YOUR INSTRUCTIONS: Reproduce exactly the lines below, from the first one through the line containing "XAxis, YAxis, ReferenceLine", and omit any pictures.

INFORMATION SHOWN:
####
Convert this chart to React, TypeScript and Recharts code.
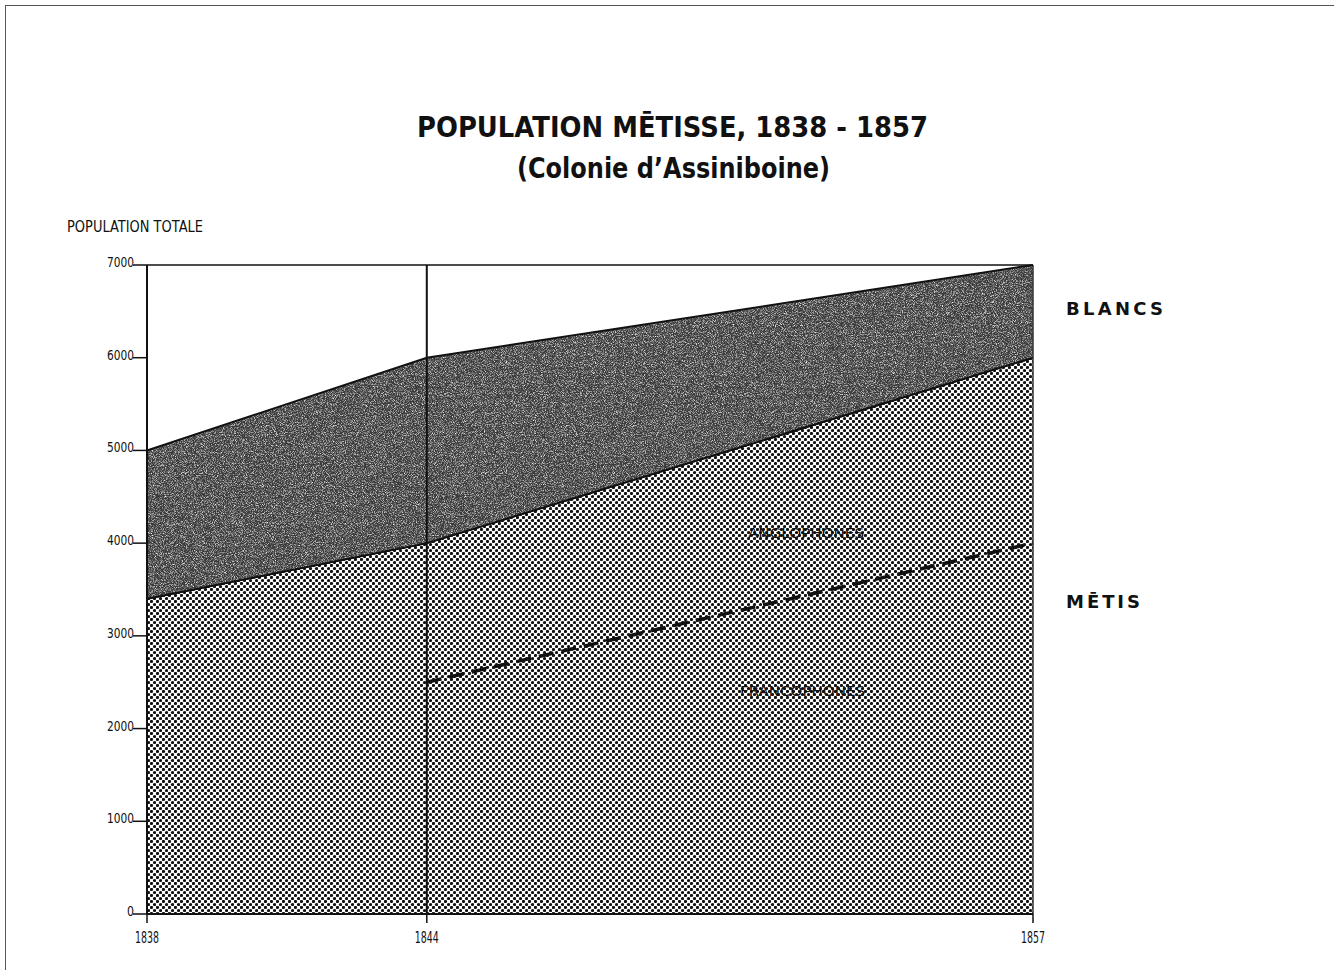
import { ComposedChart, Area, Line, XAxis, YAxis, ReferenceLine } from 'recharts';

// données (Colonie d'Assiniboine)
const years = [1838, 1844, 1857];
const populationTotale = [5000, 6000, 7000];
const populationMetis = [3400, 4000, 6000];
const francophones = [null, 2500, 4000];
const yTicks = [0, 1000, 2000, 3000, 4000, 5000, 6000, 7000];

const data = years.map((year, i) => ({
  year,
  totale: populationTotale[i],
  metis: populationMetis[i],
  blancs: [populationMetis[i], populationTotale[i]],
  francophones: francophones[i]
}));

const FONT = '"DejaVu Sans", "Liberation Sans", sans-serif';

// texte condensé : pas de police étroite installée, on serre avec textLength
const Txt = ({ x, y, w, size, bold = false, anchor = 'start', spread = false, children }: any) => (
  <text
    x={x}
    y={y}
    fontSize={size}
    fontWeight={bold ? 700 : 400}
    fontFamily={FONT}
    fill="#111"
    textAnchor={anchor}
    textLength={w}
    lengthAdjust={spread ? 'spacing' : 'spacingAndGlyphs'}
  >
    {children}
  </text>
);

const YTick = (props: any) => {
  const { x, y, payload } = props;
  return (
    <g>
      <line x1={x - 14} x2={x} y1={y} y2={y} stroke="#111" strokeWidth={1.5} />
      <Txt x={x - 13} y={y + 2} w={payload.value === 0 ? 7 : 27} size={14} anchor="end">
        {payload.value}
      </Txt>
    </g>
  );
};

const XTick = (props: any) => {
  const { x, y, payload } = props;
  return (
    <Txt x={x} y={y + 20} w={24} size={16} anchor="middle">
      {payload.value}
    </Txt>
  );
};

export default function App() {
  return (
    <div style={{ position: 'absolute', left: 0, top: 0, width: 1334, height: 970, background: '#fff' }}>
      <div
        style={{
          position: 'absolute',
          left: 5,
          top: 5,
          width: 1329,
          height: 965,
          borderTop: '1px solid #555',
          borderLeft: '1px solid #555'
        }}
      />
      <ComposedChart
        width={1334}
        height={970}
        data={data}
        margin={{ top: 265, right: 301, bottom: 16, left: 67 }}
      >
        <defs>
          <pattern id="dots" patternUnits="userSpaceOnUse" width={6} height={6}>
            <rect width={6} height={6} fill="#fff" />
            <circle cx={1.5} cy={1.5} r={1.6} fill="#111" />
            <circle cx={4.5} cy={4.5} r={1.6} fill="#111" />
          </pattern>
          <filter id="grain" x="0" y="0" width="100%" height="100%">
            <feTurbulence type="fractalNoise" baseFrequency="1.1" numOctaves={3} seed={7} result="n" />
            <feColorMatrix
              in="n"
              type="matrix"
              values="0 0 0 0 1  0 0 0 0 1  0 0 0 0 1  2.2 0 0 0 -0.95"
            />
          </filter>
          <pattern id="dark" patternUnits="userSpaceOnUse" width={300} height={300}>
            <rect width={300} height={300} fill="#3a3a3a" />
            <rect width={300} height={300} filter="url(#grain)" />
          </pattern>
        </defs>
        <XAxis
          dataKey="year"
          type="number"
          domain={[1838, 1857]}
          ticks={years}
          height={40}
          tickSize={9}
          tickMargin={0}
          tick={<XTick />}
          tickLine={{ stroke: '#111', strokeWidth: 1.5 }}
          axisLine={{ stroke: '#111', strokeWidth: 2 }}
        />
        <YAxis
          type="number"
          domain={[0, 7000]}
          ticks={yTicks}
          width={80}
          tickSize={0}
          tickMargin={0}
          tick={<YTick />}
          tickLine={false}
          axisLine={{ stroke: '#111', strokeWidth: 2 }}
        />
        <Area
          dataKey="metis"
          type="linear"
          fill="url(#dots)"
          fillOpacity={1}
          stroke="#111"
          strokeWidth={2}
          isAnimationActive={false}
        />
        <Area
          dataKey="blancs"
          type="linear"
          fill="url(#dark)"
          fillOpacity={1}
          stroke="#111"
          strokeWidth={2}
          isAnimationActive={false}
        />
        <Line
          dataKey="francophones"
          type="linear"
          stroke="#111"
          strokeWidth={3.5}
          strokeDasharray="15 8"
          dot={false}
          connectNulls={false}
          isAnimationActive={false}
        />
        <ReferenceLine x={1844} stroke="#111" strokeWidth={2} />
        <ReferenceLine x={1857} stroke="#333" strokeWidth={1.5} />
        <ReferenceLine y={7000} stroke="#111" strokeWidth={1.5} />
      </ComposedChart>
      <svg
        width={1334}
        height={970}
        style={{ position: 'absolute', left: 0, top: 0, pointerEvents: 'none' }}
      >
        <Txt x={417} y={137} w={511} size={28} bold>POPULATION MĒTISSE, 1838 - 1857</Txt>
        <Txt x={517} y={178} w={313} size={28} bold>(Colonie d’Assiniboine)</Txt>
        <Txt x={67} y={232} w={136} size={15}>POPULATION  TOTALE</Txt>
        <Txt x={1066} y={315} w={97} size={18} bold spread>BLANCS</Txt>
        <Txt x={1066} y={608} w={74} size={18} bold spread>MĒTIS</Txt>
        <Txt x={748} y={538} w={116} size={14}>ANGLOPHONES</Txt>
        <Txt x={740} y={696} w={125} size={14}>FRANCOPHONES</Txt>
      </svg>
    </div>
  );
}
####
COMPLETE ANSWER:
Convert this chart to React, TypeScript and Recharts code.
import { ComposedChart, Area, Line, XAxis, YAxis, ReferenceLine } from 'recharts';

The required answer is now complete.